Daily Market Movers: Sterling Boosted by UK Retail Surprise
- The Pound gained some support on Friday after the UK Office for National Statistics (ONS) reported that Retail Sales rose by 0.4% month-on-month in March—beating expectations of a 0.4% decline. February’s figures were revised down from a 1% increase to 0.7%. On an annual basis, Retail Sales jumped 2.6%, outperforming both the prior reading of 2.2% and the expected 1.8%.
- In theory, stronger consumer spending should prompt traders to scale back expectations of monetary easing by the Bank of England (BoE). However, market participants remain largely confident that the BoE will proceed with a 25 basis point rate cut in May, bringing the benchmark rate down to 4.25%. This is driven in part by global economic uncertainties linked to escalating tariffs and disappointing UK inflation data.
- BoE Governor Andrew Bailey, speaking at the IMF Spring Meetings in Washington, noted that the recent tariffs announced by the US and potential countermeasures from other countries could deliver a significant shock to UK economic growth.

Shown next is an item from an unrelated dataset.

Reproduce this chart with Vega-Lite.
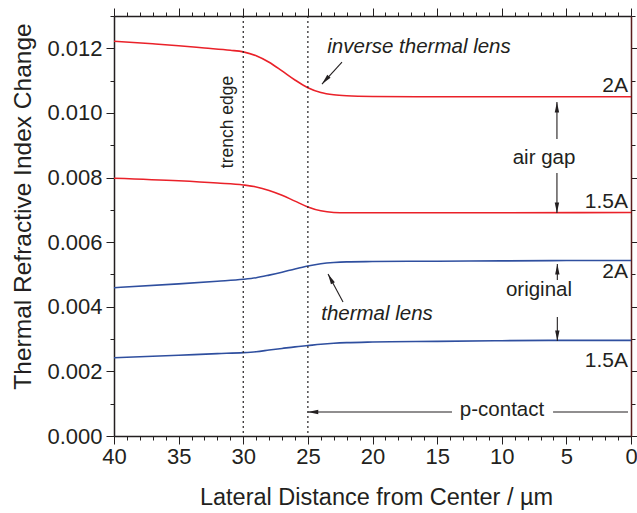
{
  "$schema": "https://vega.github.io/schema/vega-lite/v6.json",
  "width": 517,
  "height": 420,
  "autosize": {"type": "none"},
  "padding": {"left": 114, "top": 16, "right": 6, "bottom": 77},
  "background": "white",
  "config": {
    "view": {"stroke": null},
    "font": "Liberation Sans",
    "axis": {
      "grid": false,
      "domainColor": "#231f20",
      "domainWidth": 1.5,
      "tickColor": "#231f20",
      "tickWidth": 1,
      "labelColor": "#231f20",
      "labelFont": "Liberation Sans",
      "labelFontSize": 22,
      "labelFlush": false,
      "labelOverlap": false,
      "labelBound": false,
      "titleColor": "#231f20",
      "titleFont": "Liberation Sans",
      "titleFontWeight": "normal"
    }
  },
  "datasets": {
    "curves": [
      {"series": "air2A", "x": 40, "y": 0.01222},
      {"series": "air2A", "x": 37, "y": 0.01214},
      {"series": "air2A", "x": 35, "y": 0.01208},
      {"series": "air2A", "x": 33, "y": 0.01201},
      {"series": "air2A", "x": 31, "y": 0.01194},
      {"series": "air2A", "x": 30, "y": 0.01189},
      {"series": "air2A", "x": 29, "y": 0.01177},
      {"series": "air2A", "x": 28, "y": 0.01157},
      {"series": "air2A", "x": 27, "y": 0.0113},
      {"series": "air2A", "x": 26, "y": 0.01102},
      {"series": "air2A", "x": 25, "y": 0.01078},
      {"series": "air2A", "x": 24, "y": 0.01063},
      {"series": "air2A", "x": 23, "y": 0.01056},
      {"series": "air2A", "x": 22, "y": 0.01053},
      {"series": "air2A", "x": 20, "y": 0.01051},
      {"series": "air2A", "x": 15, "y": 0.0105},
      {"series": "air2A", "x": 10, "y": 0.0105},
      {"series": "air2A", "x": 5, "y": 0.0105},
      {"series": "air2A", "x": 0, "y": 0.0105},
      {"series": "air15A", "x": 40, "y": 0.00798},
      {"series": "air15A", "x": 35, "y": 0.0079},
      {"series": "air15A", "x": 32, "y": 0.00783},
      {"series": "air15A", "x": 30, "y": 0.00777},
      {"series": "air15A", "x": 29, "y": 0.00771},
      {"series": "air15A", "x": 28, "y": 0.0076},
      {"series": "air15A", "x": 27, "y": 0.00745},
      {"series": "air15A", "x": 26, "y": 0.00727},
      {"series": "air15A", "x": 25, "y": 0.00709},
      {"series": "air15A", "x": 24, "y": 0.00697},
      {"series": "air15A", "x": 23, "y": 0.00692},
      {"series": "air15A", "x": 22, "y": 0.00691},
      {"series": "air15A", "x": 20, "y": 0.00691},
      {"series": "air15A", "x": 10, "y": 0.00691},
      {"series": "air15A", "x": 0, "y": 0.00692},
      {"series": "orig2A", "x": 40, "y": 0.00459},
      {"series": "orig2A", "x": 35, "y": 0.00471},
      {"series": "orig2A", "x": 32, "y": 0.00479},
      {"series": "orig2A", "x": 30, "y": 0.00485},
      {"series": "orig2A", "x": 29, "y": 0.0049},
      {"series": "orig2A", "x": 28, "y": 0.00498},
      {"series": "orig2A", "x": 27, "y": 0.00507},
      {"series": "orig2A", "x": 26, "y": 0.00517},
      {"series": "orig2A", "x": 25, "y": 0.00526},
      {"series": "orig2A", "x": 24, "y": 0.00533},
      {"series": "orig2A", "x": 23, "y": 0.00537},
      {"series": "orig2A", "x": 22, "y": 0.00539},
      {"series": "orig2A", "x": 20, "y": 0.0054},
      {"series": "orig2A", "x": 15, "y": 0.00541},
      {"series": "orig2A", "x": 10, "y": 0.00542},
      {"series": "orig2A", "x": 5, "y": 0.00543},
      {"series": "orig2A", "x": 0, "y": 0.00543},
      {"series": "orig15A", "x": 40, "y": 0.00242},
      {"series": "orig15A", "x": 35, "y": 0.0025},
      {"series": "orig15A", "x": 32, "y": 0.00255},
      {"series": "orig15A", "x": 30, "y": 0.00258},
      {"series": "orig15A", "x": 29, "y": 0.00261},
      {"series": "orig15A", "x": 28, "y": 0.00266},
      {"series": "orig15A", "x": 27, "y": 0.00271},
      {"series": "orig15A", "x": 26, "y": 0.00276},
      {"series": "orig15A", "x": 25, "y": 0.0028},
      {"series": "orig15A", "x": 24, "y": 0.00284},
      {"series": "orig15A", "x": 23, "y": 0.00287},
      {"series": "orig15A", "x": 22, "y": 0.00289},
      {"series": "orig15A", "x": 20, "y": 0.00291},
      {"series": "orig15A", "x": 15, "y": 0.00293},
      {"series": "orig15A", "x": 10, "y": 0.00295},
      {"series": "orig15A", "x": 5, "y": 0.00296},
      {"series": "orig15A", "x": 0, "y": 0.00296}
    ],
    "edges": [{"x": 30}, {"x": 25}],
    "endLabels": [
      {"x": 0.23, "y": 0.010648, "label": "2A"},
      {"x": 0.23, "y": 0.007057, "label": "1.5A"},
      {"x": 0.23, "y": 0.00489, "label": "2A"},
      {"x": 0.23, "y": 0.002136, "label": "1.5A"}
    ],
    "midLabels": [
      {"x": 6.73, "y": 0.00859, "label": "air gap"},
      {"x": 7.12, "y": 0.00452, "label": "original"},
      {"x": 9.98, "y": 0.000805, "label": "p-contact"}
    ],
    "italicLabels": [
      {"x": 16.4, "y": 0.011855, "label": "inverse thermal lens"},
      {"x": 19.65, "y": 0.00359, "label": "thermal lens"}
    ],
    "rotLabels": [
      {"x": 31.18, "y": 0.00972, "label": "trench edge"}
    ],
    "shafts": [
      {"x": 22.36, "y": 0.011576, "x2": 23.91, "y2": 0.010895},
      {"x": 22.28, "y": 0.004148, "x2": 23.44, "y2": 0.005014},
      {"x": 5.73, "y": 0.009193, "x2": 5.73, "y2": 0.010338},
      {"x": 5.73, "y": 0.00814, "x2": 5.73, "y2": 0.006902},
      {"x": 5.7, "y": 0.004829, "x2": 5.7, "y2": 0.005324},
      {"x": 5.7, "y": 0.003683, "x2": 5.7, "y2": 0.00294},
      {"x": 13.85, "y": 0.000743, "x2": 25.0, "y2": 0.000743},
      {"x": 6.03, "y": 0.000743, "x2": 0.23, "y2": 0.000743}
    ],
    "headsUp": [
      {"x": 5.73, "y": 0.010338},
      {"x": 5.7, "y": 0.005324}
    ],
    "headsDown": [
      {"x": 5.73, "y": 0.006902},
      {"x": 5.7, "y": 0.00294}
    ],
    "headsLeft": [
      {"x": 25.0, "y": 0.000743}
    ],
    "headsDownLeft": [
      {"x": 23.91, "y": 0.010895}
    ],
    "headsUpLeft": [
      {"x": 23.44, "y": 0.005014}
    ]
  },
  "layer": [
    {
      "data": {"name": "curves"},
      "mark": {"type": "line", "interpolate": "monotone", "strokeWidth": 1.6},
      "encoding": {
        "x": {
          "field": "x", "type": "quantitative",
          "scale": {"domain": [0, 40], "reverse": true, "nice": false, "zero": false},
          "axis": {
            "orient": "bottom",
            "values": [0,1,2,3,4,5,6,7,8,9,10,11,12,13,14,15,16,17,18,19,20,21,22,23,24,25,26,27,28,29,30,31,32,33,34,35,36,37,38,39,40],
            "tickSize": {"condition": {"test": "datum.value % 5 === 0", "value": 8}, "value": 4},
            "labelExpr": "datum.value % 5 === 0 ? datum.label : ''",
            "labelPadding": 2,
            "title": "Lateral Distance from Center / µm",
            "titleFontSize": 23.5,
            "titleX": 262,
            "titleY": 61,
            "titleAlign": "center",
            "titleBaseline": "middle"
          }
        },
        "y": {
          "field": "y", "type": "quantitative",
          "scale": {"domain": [0, 0.013], "nice": false, "zero": true},
          "axis": {
            "orient": "left",
            "values": [0,0.001,0.002,0.003,0.004,0.005,0.006,0.007,0.008,0.009,0.01,0.011,0.012,0.013],
            "tickSize": {"condition": {"test": "round(datum.value*1000) % 2 === 0", "value": 8}, "value": 4},
            "labelExpr": "round(datum.value*1000) % 2 === 0 ? format(datum.value, '.3f') : ''",
            "labelPadding": 4,
            "title": "Thermal Refractive Index Change",
            "titleFontSize": 24.5,
            "titleX": -91,
            "titleY": 190,
            "titleAngle": 270,
            "titleAlign": "center",
            "titleBaseline": "middle"
          }
        },
        "color": {
          "field": "series", "type": "nominal",
          "scale": {"domain": ["air2A", "air15A", "orig2A", "orig15A"], "range": ["#ea2129", "#ea2129", "#2f4f9f", "#2f4f9f"]},
          "legend": null
        }
      }
    },
    {
      "data": {"name": "edges"},
      "mark": {"type": "rule", "strokeDash": [2, 3], "strokeWidth": 1.2, "color": "#231f20"},
      "encoding": {
        "x": {
          "field": "x", "type": "quantitative",
          "axis": {
            "orient": "top",
            "values": [0,1,2,3,4,5,6,7,8,9,10,11,12,13,14,15,16,17,18,19,20,21,22,23,24,25,26,27,28,29,30,31,32,33,34,35,36,37,38,39,40],
            "tickSize": {"condition": {"test": "datum.value % 5 === 0", "value": 8}, "value": 4},
            "labels": false,
            "title": null
          }
        }
      }
    },
    {
      "data": {"name": "endLabels"},
      "mark": {"type": "text", "align": "right", "baseline": "alphabetic", "fontSize": 21, "color": "#231f20"},
      "encoding": {
        "x": {"field": "x", "type": "quantitative", "axis": null},
        "y": {
          "field": "y", "type": "quantitative",
          "axis": {
            "orient": "right",
            "values": [0,0.001,0.002,0.003,0.004,0.005,0.006,0.007,0.008,0.009,0.01,0.011,0.012,0.013],
            "tickSize": {"condition": {"test": "round(datum.value*1000) % 2 === 0", "value": 8}, "value": 4},
            "labels": false,
            "title": null,
            "domainColor": "#5b1e1e"
          }
        },
        "text": {"field": "label"}
      }
    },
    {
      "data": {"name": "midLabels"},
      "mark": {"type": "text", "align": "center", "baseline": "middle", "fontSize": 20.5, "color": "#231f20"},
      "encoding": {
        "x": {"field": "x", "type": "quantitative", "axis": null},
        "y": {"field": "y", "type": "quantitative", "axis": null},
        "text": {"field": "label"}
      }
    },
    {
      "data": {"name": "italicLabels"},
      "mark": {"type": "text", "align": "center", "baseline": "alphabetic", "fontSize": 20.5, "fontStyle": "italic", "color": "#231f20"},
      "encoding": {
        "x": {"field": "x", "type": "quantitative", "axis": null},
        "y": {"field": "y", "type": "quantitative", "axis": null},
        "text": {"field": "label"}
      }
    },
    {
      "data": {"name": "rotLabels"},
      "mark": {"type": "text", "align": "center", "baseline": "middle", "angle": 270, "fontSize": 17.5, "color": "#231f20"},
      "encoding": {
        "x": {"field": "x", "type": "quantitative", "axis": null},
        "y": {"field": "y", "type": "quantitative", "axis": null},
        "text": {"field": "label"}
      }
    },
    {
      "data": {"name": "shafts"},
      "mark": {"type": "rule", "strokeWidth": 1.1, "color": "#231f20"},
      "encoding": {
        "x": {"field": "x", "type": "quantitative", "axis": null},
        "y": {"field": "y", "type": "quantitative", "axis": null},
        "x2": {"field": "x2"},
        "y2": {"field": "y2"}
      }
    },
    {
      "data": {"name": "headsUp"},
      "mark": {"type": "point", "shape": "M0,0L-0.55,2.6L0.55,2.6Z", "size": 64, "filled": true, "opacity": 1, "color": "#231f20", "angle": 0},
      "encoding": {
        "x": {"field": "x", "type": "quantitative", "axis": null},
        "y": {"field": "y", "type": "quantitative", "axis": null}
      }
    },
    {
      "data": {"name": "headsDown"},
      "mark": {"type": "point", "shape": "M0,0L-0.55,2.6L0.55,2.6Z", "size": 64, "filled": true, "opacity": 1, "color": "#231f20", "angle": 180},
      "encoding": {
        "x": {"field": "x", "type": "quantitative", "axis": null},
        "y": {"field": "y", "type": "quantitative", "axis": null}
      }
    },
    {
      "data": {"name": "headsLeft"},
      "mark": {"type": "point", "shape": "M0,0L-0.55,2.6L0.55,2.6Z", "size": 64, "filled": true, "opacity": 1, "color": "#231f20", "angle": 270},
      "encoding": {
        "x": {"field": "x", "type": "quantitative", "axis": null},
        "y": {"field": "y", "type": "quantitative", "axis": null}
      }
    },
    {
      "data": {"name": "headsDownLeft"},
      "mark": {"type": "point", "shape": "M0,0L-0.55,2.6L0.55,2.6Z", "size": 64, "filled": true, "opacity": 1, "color": "#231f20", "angle": 222},
      "encoding": {
        "x": {"field": "x", "type": "quantitative", "axis": null},
        "y": {"field": "y", "type": "quantitative", "axis": null}
      }
    },
    {
      "data": {"name": "headsUpLeft"},
      "mark": {"type": "point", "shape": "M0,0L-0.55,2.6L0.55,2.6Z", "size": 64, "filled": true, "opacity": 1, "color": "#231f20", "angle": 332},
      "encoding": {
        "x": {"field": "x", "type": "quantitative", "axis": null},
        "y": {"field": "y", "type": "quantitative", "axis": null}
      }
    }
  ],
  "resolve": {"axis": {"x": "independent", "y": "independent"}}
}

Still, Bailey dismissed fears of an imminent recession, stating: “I don’t think the UK economy is close to recession at the moment.” He emphasized that trade war risks must still be taken seriously.
- Markets are also watching for progress in trade negotiations between UK Chancellor of the Exchequer Rachel Reeves and US officials. Speaking to Newsmax on Thursday, Reeves expressed confidence that a trade agreement with Washington is within reach.
Technical Outlook: GBP/USD Eyes 1.3300 Stability
Technically, GBP/USD is hovering just below the 1.3300 mark during European hours. The overall outlook remains constructive, with short-to-long term Exponential Moving Averages (EMAs) continuing to slope upward, signaling ongoing bullish momentum.
The 14-day Relative Strength Index (RSI) has eased to around 63.00 from overbought levels, suggesting a minor correction could be underway. However, this does not signal a trend reversal.
On the upside, the next major resistance lies at the psychological level of 1.3500. On the downside, initial support is seen near the April 3 high around 1.3200, which could provide a firm base if the pair dips further.
In summary, the Pound Sterling is finding temporary support from domestic data, but the overarching narrative continues to favor the US Dollar amid upbeat sentiment on trade and solid US economic data.